* [GIVEN EXERCISE]: Output all the data exactly. Pictures do not belong in the copy.

* [DATA]:
================

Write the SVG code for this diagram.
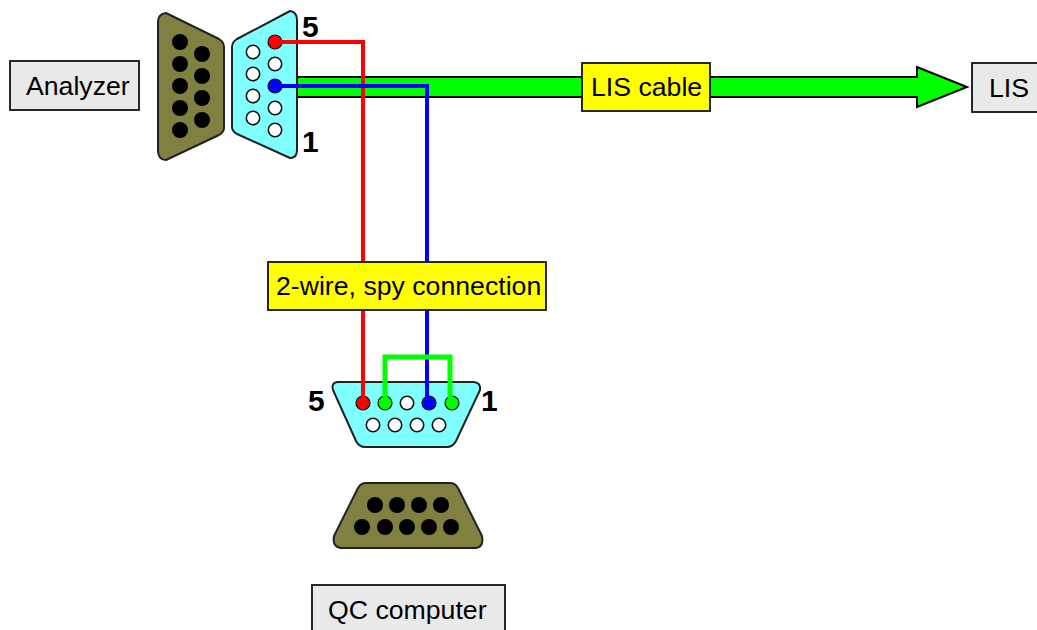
<svg xmlns="http://www.w3.org/2000/svg" width="1037" height="630" viewBox="0 0 1037 630">
<defs>
<style>
text{font-family:"Liberation Sans",Arial,sans-serif;font-size:26.67px;fill:#000}
.box{fill:#e9e9e9;stroke:#111;stroke-width:1.8}
.tag{fill:#ffff00;stroke:#111;stroke-width:1.8}
.olive{fill:#808040;stroke:#222;stroke-width:2;stroke-linejoin:round}
.cyan{fill:#80ffff;stroke:#222;stroke-width:2;stroke-linejoin:round}
.num{font-size:30px;font-weight:bold}
.w{fill:none;stroke-width:4;stroke-linejoin:miter}
</style>
<circle id="b" r="8" fill="#000"/>
<circle id="o" r="6.7" fill="#fff" stroke="#111" stroke-width="1.6"/>
</defs>
<rect width="1037" height="630" fill="#fff"/>
<g id="analyzer"><rect class="box" x="10" y="61" width="129" height="49"/><text x="26" y="95">Analyzer</text></g>
<g id="lis"><rect class="box" x="972" y="63" width="70" height="49"/><text x="989" y="97">LIS</text></g>
<g id="qc-computer"><rect class="box" x="312" y="585" width="193" height="50"/><text x="328" y="619">QC computer</text></g>
<g id="conn-analyzer-male">
<path class="olive" d="M158 22Q158 14 166 13L219 39Q224 42 224 47V128Q224 132 219 135L166 160Q159 160 158 152Z"/>
<use href="#b" x="180" y="42"/><use href="#b" x="180" y="64"/><use href="#b" x="180" y="86"/><use href="#b" x="180" y="108"/><use href="#b" x="180" y="130"/>
<use href="#b" x="202" y="54"/><use href="#b" x="202" y="76"/><use href="#b" x="202" y="98"/><use href="#b" x="202" y="120"/>
</g>
<g id="cable">
<path d="M296 77H917V67L967 87L917 107V97H296Z" fill="#00ff00" stroke="#000" stroke-width="2"/>
</g>
<g id="conn-analyzer-female">
<path class="cyan" d="M232 47Q232 42 237 39L290 11Q297 12 297 20V150Q297 158 290 158L237 134Q232 131 232 127Z"/>
<use href="#o" x="253" y="52"/><use href="#o" x="253" y="74"/><use href="#o" x="253" y="96"/><use href="#o" x="253" y="118"/>
<use href="#o" x="275" y="64"/><use href="#o" x="275" y="108"/><use href="#o" x="275" y="130"/>
<circle cx="275" cy="42" r="7" fill="#ff0000" stroke="#111" stroke-width="1.2"/><circle cx="275" cy="86" r="7" fill="#0000ff" stroke="#111" stroke-width="1.2"/>
<text class="num" x="302" y="37">5</text><text class="num" x="302" y="152">1</text>
</g>
<g id="conn-qc-female">
<path class="cyan" d="M337 382H474Q481 383 480 390L456 441Q453 447 447 447H365Q359 447 356 441L333 390Q331 383 337 382Z"/>
<use href="#o" x="407" y="403"/>
<use href="#o" x="373" y="425"/><use href="#o" x="395" y="425"/><use href="#o" x="417" y="425"/><use href="#o" x="439" y="425"/>
<circle cx="363" cy="403" r="7" fill="#ff0000" stroke="#111" stroke-width="1.2"/><circle cx="385" cy="403" r="7" fill="#00ff00" stroke="#111" stroke-width="1.2"/><circle cx="429" cy="403" r="7" fill="#0000ff" stroke="#111" stroke-width="1.2"/><circle cx="452" cy="403" r="7" fill="#00ff00" stroke="#111" stroke-width="1.2"/>
<text class="num" x="308" y="411">5</text><text class="num" x="481" y="411">1</text>
</g>
<g id="conn-qc-male">
<path class="olive" d="M366 483H450Q455 483 458 488L482 536Q484 547 476 548H341Q332 547 334 536L358 488Q361 483 366 483Z"/>
<use href="#b" x="375" y="505"/><use href="#b" x="397" y="505"/><use href="#b" x="419" y="505"/><use href="#b" x="441" y="505"/>
<use href="#b" x="362" y="527"/><use href="#b" x="385" y="527"/><use href="#b" x="407" y="527"/><use href="#b" x="429" y="527"/><use href="#b" x="451" y="527"/>
</g>
<g id="connectors">
<path class="w" stroke="#ff0000" d="M275 42H363V403"/>
<path class="w" stroke="#0000ff" d="M275 86H427V403"/>
<path class="w" stroke="#00ff00" stroke-width="5" style="stroke-width:5" d="M385 403V357H450V403"/>
</g>
<g id="label-lis-cable"><rect class="tag" x="582" y="63" width="128" height="48"/><text x="591" y="96">LIS cable</text></g>
<g id="label-spy"><rect class="tag" x="268" y="262" width="278" height="48"/><text x="276" y="295">2-wire, spy connection</text></g>
</svg>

================

* [SOLUTION FOR THIS PROBLEM]:
Write the SVG code for this diagram.
<svg xmlns="http://www.w3.org/2000/svg" width="1037" height="630" viewBox="0 0 1037 630">
<defs>
<style>
text{font-family:"Liberation Sans",Arial,sans-serif;font-size:26.67px;fill:#000}
.box{fill:#e9e9e9;stroke:#111;stroke-width:1.8}
.tag{fill:#ffff00;stroke:#111;stroke-width:1.8}
.olive{fill:#808040;stroke:#222;stroke-width:2;stroke-linejoin:round}
.cyan{fill:#80ffff;stroke:#222;stroke-width:2;stroke-linejoin:round}
.num{font-size:30px;font-weight:bold}
.w{fill:none;stroke-width:4;stroke-linejoin:miter}
</style>
<circle id="b" r="8" fill="#000"/>
<circle id="o" r="6.7" fill="#fff" stroke="#111" stroke-width="1.6"/>
</defs>
<rect width="1037" height="630" fill="#fff"/>
<g id="analyzer"><rect class="box" x="10" y="61" width="129" height="49"/><text x="26" y="95">Analyzer</text></g>
<g id="lis"><rect class="box" x="972" y="63" width="70" height="49"/><text x="989" y="97">LIS</text></g>
<g id="qc-computer"><rect class="box" x="312" y="585" width="193" height="50"/><text x="328" y="619">QC computer</text></g>
<g id="conn-analyzer-male">
<path class="olive" d="M158 22Q158 14 166 13L219 39Q224 42 224 47V128Q224 132 219 135L166 160Q159 160 158 152Z"/>
<use href="#b" x="180" y="42"/><use href="#b" x="180" y="64"/><use href="#b" x="180" y="86"/><use href="#b" x="180" y="108"/><use href="#b" x="180" y="130"/>
<use href="#b" x="202" y="54"/><use href="#b" x="202" y="76"/><use href="#b" x="202" y="98"/><use href="#b" x="202" y="120"/>
</g>
<g id="cable">
<path d="M296 77H917V67L967 87L917 107V97H296Z" fill="#00ff00" stroke="#000" stroke-width="2"/>
</g>
<g id="conn-analyzer-female">
<path class="cyan" d="M232 47Q232 42 237 39L290 11Q297 12 297 20V150Q297 158 290 158L237 134Q232 131 232 127Z"/>
<use href="#o" x="253" y="52"/><use href="#o" x="253" y="74"/><use href="#o" x="253" y="96"/><use href="#o" x="253" y="118"/>
<use href="#o" x="275" y="64"/><use href="#o" x="275" y="108"/><use href="#o" x="275" y="130"/>
<circle cx="275" cy="42" r="7" fill="#ff0000" stroke="#111" stroke-width="1.2"/><circle cx="275" cy="86" r="7" fill="#0000ff" stroke="#111" stroke-width="1.2"/>
<text class="num" x="302" y="37">5</text><text class="num" x="302" y="152">1</text>
</g>
<g id="conn-qc-female">
<path class="cyan" d="M337 382H474Q481 383 480 390L456 441Q453 447 447 447H365Q359 447 356 441L333 390Q331 383 337 382Z"/>
<use href="#o" x="407" y="403"/>
<use href="#o" x="373" y="425"/><use href="#o" x="395" y="425"/><use href="#o" x="417" y="425"/><use href="#o" x="439" y="425"/>
<circle cx="363" cy="403" r="7" fill="#ff0000" stroke="#111" stroke-width="1.2"/><circle cx="385" cy="403" r="7" fill="#00ff00" stroke="#111" stroke-width="1.2"/><circle cx="429" cy="403" r="7" fill="#0000ff" stroke="#111" stroke-width="1.2"/><circle cx="452" cy="403" r="7" fill="#00ff00" stroke="#111" stroke-width="1.2"/>
<text class="num" x="308" y="411">5</text><text class="num" x="481" y="411">1</text>
</g>
<g id="conn-qc-male">
<path class="olive" d="M366 483H450Q455 483 458 488L482 536Q484 547 476 548H341Q332 547 334 536L358 488Q361 483 366 483Z"/>
<use href="#b" x="375" y="505"/><use href="#b" x="397" y="505"/><use href="#b" x="419" y="505"/><use href="#b" x="441" y="505"/>
<use href="#b" x="362" y="527"/><use href="#b" x="385" y="527"/><use href="#b" x="407" y="527"/><use href="#b" x="429" y="527"/><use href="#b" x="451" y="527"/>
</g>
<g id="connectors">
<path class="w" stroke="#ff0000" d="M275 42H363V403"/>
<path class="w" stroke="#0000ff" d="M275 86H427V403"/>
<path class="w" stroke="#00ff00" stroke-width="5" style="stroke-width:5" d="M385 403V357H450V403"/>
</g>
<g id="label-lis-cable"><rect class="tag" x="582" y="63" width="128" height="48"/><text x="591" y="96">LIS cable</text></g>
<g id="label-spy"><rect class="tag" x="268" y="262" width="278" height="48"/><text x="276" y="295">2-wire, spy connection</text></g>
</svg>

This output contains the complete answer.